Jewish Musical Modernism, Old and New ends with notes accompanying a compact disc of Jewish cabaret songs by the New Budapest Orpheum Society, a group that takes its name (Orpheum Society) from the most famous Jewish cabaret troupe of fin-de-siècle Vienna. The recording includes settings of songs by composers such as Aaron Copland, Darius Milhaud, and Kurt Weill, Jewish sheet music (including the famous "Wiener Fiakerlied" by Gustav Pick), a selection of German cabaret songs (including two of Arnold Schoenberg's Brettl-Lieder), Hanns Eisler's settings of texts by Kurt Tucholsky and Bertold Brecht, and excerpts from Eisler and Brecht's Hollywooder Liederbuch. It is a fitting conclusion, since, as Bolhman points out, the tradition of parody in the Jewish cabaret intensified expression of self-identity.
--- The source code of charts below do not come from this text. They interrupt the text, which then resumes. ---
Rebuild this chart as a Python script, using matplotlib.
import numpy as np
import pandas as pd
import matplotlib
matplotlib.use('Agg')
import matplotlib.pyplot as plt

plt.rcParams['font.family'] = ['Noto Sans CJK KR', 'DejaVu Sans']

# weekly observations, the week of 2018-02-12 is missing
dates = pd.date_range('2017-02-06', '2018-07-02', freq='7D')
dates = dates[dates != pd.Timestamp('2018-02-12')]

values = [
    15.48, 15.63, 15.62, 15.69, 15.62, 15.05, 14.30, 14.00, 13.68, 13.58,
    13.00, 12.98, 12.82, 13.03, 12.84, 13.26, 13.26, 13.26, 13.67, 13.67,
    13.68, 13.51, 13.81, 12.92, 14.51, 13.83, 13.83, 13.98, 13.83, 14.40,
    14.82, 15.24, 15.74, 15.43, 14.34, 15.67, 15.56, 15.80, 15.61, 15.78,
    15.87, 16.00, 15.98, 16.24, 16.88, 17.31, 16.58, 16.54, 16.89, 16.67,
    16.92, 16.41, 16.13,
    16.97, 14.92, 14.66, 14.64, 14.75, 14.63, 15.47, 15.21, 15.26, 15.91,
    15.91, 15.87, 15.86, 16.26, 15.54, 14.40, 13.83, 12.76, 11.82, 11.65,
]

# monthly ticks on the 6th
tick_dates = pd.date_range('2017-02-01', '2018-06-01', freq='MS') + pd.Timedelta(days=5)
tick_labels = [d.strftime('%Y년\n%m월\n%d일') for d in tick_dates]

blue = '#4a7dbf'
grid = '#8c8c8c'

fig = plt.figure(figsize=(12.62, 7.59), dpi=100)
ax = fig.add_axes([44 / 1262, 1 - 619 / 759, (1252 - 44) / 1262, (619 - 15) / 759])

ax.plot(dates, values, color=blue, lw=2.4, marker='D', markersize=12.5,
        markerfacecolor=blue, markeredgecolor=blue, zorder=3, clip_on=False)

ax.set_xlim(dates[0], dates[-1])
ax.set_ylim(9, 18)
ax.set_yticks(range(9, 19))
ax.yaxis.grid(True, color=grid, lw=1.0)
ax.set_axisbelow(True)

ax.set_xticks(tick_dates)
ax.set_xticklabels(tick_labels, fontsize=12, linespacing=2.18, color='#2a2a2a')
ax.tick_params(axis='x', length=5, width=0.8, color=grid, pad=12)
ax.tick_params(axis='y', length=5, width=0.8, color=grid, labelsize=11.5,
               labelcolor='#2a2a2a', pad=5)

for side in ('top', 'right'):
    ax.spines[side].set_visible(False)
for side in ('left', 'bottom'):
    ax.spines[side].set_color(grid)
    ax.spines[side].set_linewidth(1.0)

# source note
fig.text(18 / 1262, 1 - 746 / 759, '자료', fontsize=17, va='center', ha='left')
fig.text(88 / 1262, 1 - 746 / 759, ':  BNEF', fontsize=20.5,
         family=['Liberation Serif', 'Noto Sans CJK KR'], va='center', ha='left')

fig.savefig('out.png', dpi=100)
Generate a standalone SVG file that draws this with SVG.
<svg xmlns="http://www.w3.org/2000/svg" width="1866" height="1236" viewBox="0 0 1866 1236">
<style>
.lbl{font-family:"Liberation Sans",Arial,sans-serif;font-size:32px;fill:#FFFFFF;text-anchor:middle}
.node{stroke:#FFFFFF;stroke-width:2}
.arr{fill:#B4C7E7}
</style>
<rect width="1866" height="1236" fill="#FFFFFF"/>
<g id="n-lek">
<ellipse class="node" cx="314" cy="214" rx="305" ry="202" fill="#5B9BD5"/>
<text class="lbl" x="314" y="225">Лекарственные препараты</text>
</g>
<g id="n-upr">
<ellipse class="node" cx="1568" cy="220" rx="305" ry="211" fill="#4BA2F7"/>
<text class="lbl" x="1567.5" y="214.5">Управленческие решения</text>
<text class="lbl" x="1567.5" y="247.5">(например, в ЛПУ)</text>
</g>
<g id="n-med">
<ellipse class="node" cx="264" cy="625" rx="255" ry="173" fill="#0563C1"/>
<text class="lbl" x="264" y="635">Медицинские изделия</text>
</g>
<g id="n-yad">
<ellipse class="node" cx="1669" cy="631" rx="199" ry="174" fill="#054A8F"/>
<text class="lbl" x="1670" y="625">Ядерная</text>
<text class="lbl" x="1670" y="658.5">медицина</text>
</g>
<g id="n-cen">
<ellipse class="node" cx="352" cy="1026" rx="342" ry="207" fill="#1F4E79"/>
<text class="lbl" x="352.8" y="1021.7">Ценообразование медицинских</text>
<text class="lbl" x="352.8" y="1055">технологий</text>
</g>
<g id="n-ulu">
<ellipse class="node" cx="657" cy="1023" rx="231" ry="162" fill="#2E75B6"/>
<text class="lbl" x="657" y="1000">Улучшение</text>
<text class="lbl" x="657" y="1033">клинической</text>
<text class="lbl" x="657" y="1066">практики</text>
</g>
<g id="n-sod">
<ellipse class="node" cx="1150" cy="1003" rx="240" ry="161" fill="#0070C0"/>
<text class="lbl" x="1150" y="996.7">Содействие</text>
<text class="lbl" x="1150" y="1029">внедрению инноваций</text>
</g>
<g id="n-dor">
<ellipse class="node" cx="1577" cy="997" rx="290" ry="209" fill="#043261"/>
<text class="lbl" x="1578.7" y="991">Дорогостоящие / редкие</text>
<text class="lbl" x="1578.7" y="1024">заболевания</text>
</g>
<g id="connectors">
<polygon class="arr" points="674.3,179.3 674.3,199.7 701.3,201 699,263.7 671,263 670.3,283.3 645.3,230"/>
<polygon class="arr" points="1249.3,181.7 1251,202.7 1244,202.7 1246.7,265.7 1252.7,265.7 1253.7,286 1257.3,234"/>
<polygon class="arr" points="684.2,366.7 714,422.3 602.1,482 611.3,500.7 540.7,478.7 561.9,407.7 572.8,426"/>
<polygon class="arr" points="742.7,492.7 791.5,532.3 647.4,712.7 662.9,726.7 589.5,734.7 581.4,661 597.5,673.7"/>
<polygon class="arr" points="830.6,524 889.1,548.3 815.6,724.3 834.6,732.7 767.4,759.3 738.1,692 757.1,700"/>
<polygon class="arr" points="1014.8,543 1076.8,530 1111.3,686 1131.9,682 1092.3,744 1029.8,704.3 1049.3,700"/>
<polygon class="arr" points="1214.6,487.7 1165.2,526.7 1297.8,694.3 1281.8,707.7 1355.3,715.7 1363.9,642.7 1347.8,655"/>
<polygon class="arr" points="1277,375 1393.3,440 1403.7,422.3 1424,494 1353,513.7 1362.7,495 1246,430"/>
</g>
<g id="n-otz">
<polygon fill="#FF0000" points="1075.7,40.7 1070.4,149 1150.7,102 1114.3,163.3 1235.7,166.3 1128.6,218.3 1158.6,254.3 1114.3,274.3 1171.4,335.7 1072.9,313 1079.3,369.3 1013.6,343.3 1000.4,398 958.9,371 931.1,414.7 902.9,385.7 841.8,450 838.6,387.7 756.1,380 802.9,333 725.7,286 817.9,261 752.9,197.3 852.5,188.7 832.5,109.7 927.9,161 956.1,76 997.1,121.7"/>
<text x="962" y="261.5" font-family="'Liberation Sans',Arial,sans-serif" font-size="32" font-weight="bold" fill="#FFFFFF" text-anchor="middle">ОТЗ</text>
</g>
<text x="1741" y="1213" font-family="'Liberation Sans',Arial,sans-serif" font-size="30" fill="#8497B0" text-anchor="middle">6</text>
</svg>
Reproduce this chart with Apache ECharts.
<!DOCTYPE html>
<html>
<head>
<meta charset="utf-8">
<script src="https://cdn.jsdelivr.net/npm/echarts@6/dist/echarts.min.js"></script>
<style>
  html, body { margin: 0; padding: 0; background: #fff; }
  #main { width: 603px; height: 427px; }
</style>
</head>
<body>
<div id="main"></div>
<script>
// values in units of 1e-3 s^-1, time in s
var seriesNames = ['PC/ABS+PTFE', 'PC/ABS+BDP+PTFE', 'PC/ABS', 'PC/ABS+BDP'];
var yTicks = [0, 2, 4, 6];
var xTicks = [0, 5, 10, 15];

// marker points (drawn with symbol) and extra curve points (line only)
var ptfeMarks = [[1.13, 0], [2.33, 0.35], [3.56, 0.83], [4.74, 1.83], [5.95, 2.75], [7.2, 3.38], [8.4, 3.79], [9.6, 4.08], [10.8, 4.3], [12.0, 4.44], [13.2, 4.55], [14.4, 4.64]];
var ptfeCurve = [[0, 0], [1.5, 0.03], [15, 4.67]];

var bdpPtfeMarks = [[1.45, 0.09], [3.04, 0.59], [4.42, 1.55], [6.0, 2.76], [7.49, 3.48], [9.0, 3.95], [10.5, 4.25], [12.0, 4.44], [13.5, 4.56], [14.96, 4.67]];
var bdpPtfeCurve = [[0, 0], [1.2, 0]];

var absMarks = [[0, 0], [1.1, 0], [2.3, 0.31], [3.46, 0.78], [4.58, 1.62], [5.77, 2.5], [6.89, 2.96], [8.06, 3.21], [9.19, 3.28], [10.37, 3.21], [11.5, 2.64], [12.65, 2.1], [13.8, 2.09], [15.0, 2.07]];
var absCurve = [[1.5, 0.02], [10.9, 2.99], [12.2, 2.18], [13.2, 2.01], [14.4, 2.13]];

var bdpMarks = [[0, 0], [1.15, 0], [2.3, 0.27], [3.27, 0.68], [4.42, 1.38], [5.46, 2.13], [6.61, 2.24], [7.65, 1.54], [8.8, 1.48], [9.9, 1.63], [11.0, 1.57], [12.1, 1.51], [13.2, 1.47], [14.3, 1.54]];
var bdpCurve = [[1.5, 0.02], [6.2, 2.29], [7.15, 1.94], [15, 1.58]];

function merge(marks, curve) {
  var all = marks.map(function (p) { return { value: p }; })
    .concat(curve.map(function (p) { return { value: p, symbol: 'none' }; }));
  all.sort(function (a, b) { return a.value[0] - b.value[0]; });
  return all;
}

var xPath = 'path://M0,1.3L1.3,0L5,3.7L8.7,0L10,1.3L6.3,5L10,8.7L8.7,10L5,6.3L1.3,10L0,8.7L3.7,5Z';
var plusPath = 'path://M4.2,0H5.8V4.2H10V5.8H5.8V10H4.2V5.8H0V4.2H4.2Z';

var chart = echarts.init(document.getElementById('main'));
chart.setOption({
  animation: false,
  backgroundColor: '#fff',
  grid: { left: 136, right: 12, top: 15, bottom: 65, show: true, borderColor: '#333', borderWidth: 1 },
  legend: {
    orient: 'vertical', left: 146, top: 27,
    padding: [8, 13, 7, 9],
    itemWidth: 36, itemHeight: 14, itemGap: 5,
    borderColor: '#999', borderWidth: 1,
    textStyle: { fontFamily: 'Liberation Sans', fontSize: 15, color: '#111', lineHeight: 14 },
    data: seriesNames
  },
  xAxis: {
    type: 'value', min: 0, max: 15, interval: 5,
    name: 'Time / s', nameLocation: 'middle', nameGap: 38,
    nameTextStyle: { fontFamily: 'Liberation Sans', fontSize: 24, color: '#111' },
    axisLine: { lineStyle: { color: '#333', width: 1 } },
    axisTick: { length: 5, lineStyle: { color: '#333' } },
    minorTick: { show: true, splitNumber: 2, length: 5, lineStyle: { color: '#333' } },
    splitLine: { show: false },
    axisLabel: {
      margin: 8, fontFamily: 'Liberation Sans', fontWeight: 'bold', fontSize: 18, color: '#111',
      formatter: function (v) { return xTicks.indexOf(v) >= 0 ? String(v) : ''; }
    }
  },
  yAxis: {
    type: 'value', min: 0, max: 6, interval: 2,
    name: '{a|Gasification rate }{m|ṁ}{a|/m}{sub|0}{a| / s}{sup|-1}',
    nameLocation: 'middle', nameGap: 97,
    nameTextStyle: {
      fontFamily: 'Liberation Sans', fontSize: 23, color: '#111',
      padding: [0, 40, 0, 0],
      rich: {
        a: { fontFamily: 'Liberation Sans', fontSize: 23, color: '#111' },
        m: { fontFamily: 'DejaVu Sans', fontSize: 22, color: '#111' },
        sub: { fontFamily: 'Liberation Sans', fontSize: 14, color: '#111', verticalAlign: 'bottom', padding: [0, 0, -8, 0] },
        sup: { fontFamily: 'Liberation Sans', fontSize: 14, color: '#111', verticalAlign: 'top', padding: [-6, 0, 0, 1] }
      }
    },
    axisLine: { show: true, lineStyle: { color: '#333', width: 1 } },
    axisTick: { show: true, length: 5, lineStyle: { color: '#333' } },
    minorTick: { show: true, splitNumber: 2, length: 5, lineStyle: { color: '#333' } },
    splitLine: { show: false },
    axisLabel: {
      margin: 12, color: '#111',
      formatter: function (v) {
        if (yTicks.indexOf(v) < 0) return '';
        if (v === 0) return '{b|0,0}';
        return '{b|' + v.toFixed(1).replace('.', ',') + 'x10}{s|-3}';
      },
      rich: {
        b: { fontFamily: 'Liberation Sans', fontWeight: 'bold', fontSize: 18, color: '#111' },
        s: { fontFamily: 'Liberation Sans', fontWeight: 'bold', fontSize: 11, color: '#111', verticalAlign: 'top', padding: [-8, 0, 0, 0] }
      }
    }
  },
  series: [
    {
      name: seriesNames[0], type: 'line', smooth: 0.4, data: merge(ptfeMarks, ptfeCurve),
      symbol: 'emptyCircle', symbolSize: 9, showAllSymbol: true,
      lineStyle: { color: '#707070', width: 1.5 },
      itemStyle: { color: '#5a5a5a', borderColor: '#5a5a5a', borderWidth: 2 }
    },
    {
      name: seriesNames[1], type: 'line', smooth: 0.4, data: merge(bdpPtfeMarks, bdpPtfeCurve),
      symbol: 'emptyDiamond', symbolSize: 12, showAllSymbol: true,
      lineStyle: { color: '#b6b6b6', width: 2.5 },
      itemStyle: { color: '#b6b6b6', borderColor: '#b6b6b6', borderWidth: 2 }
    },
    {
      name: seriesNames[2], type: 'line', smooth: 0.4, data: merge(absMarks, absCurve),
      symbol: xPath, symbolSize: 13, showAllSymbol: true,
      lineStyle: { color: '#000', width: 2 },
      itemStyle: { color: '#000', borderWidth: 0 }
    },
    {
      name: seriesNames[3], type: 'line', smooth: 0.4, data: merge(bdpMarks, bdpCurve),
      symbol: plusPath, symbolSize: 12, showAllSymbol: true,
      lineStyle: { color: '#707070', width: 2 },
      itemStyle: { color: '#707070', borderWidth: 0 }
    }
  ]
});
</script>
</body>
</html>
Modernism thus also brought with it an increased search for self-definition in various fields of Jewish culture. The present collection of essays is yet another attempt to understand this paradoxical cultural phenomenon, which, by nature, resists conceptualization. For despite the Nazis' efforts to unify Jewry in its destruction, Jewish culture, as the variety of essays in Jewish Musical Modernism, Old and New demonstrate, exhibited a remarkable diversity.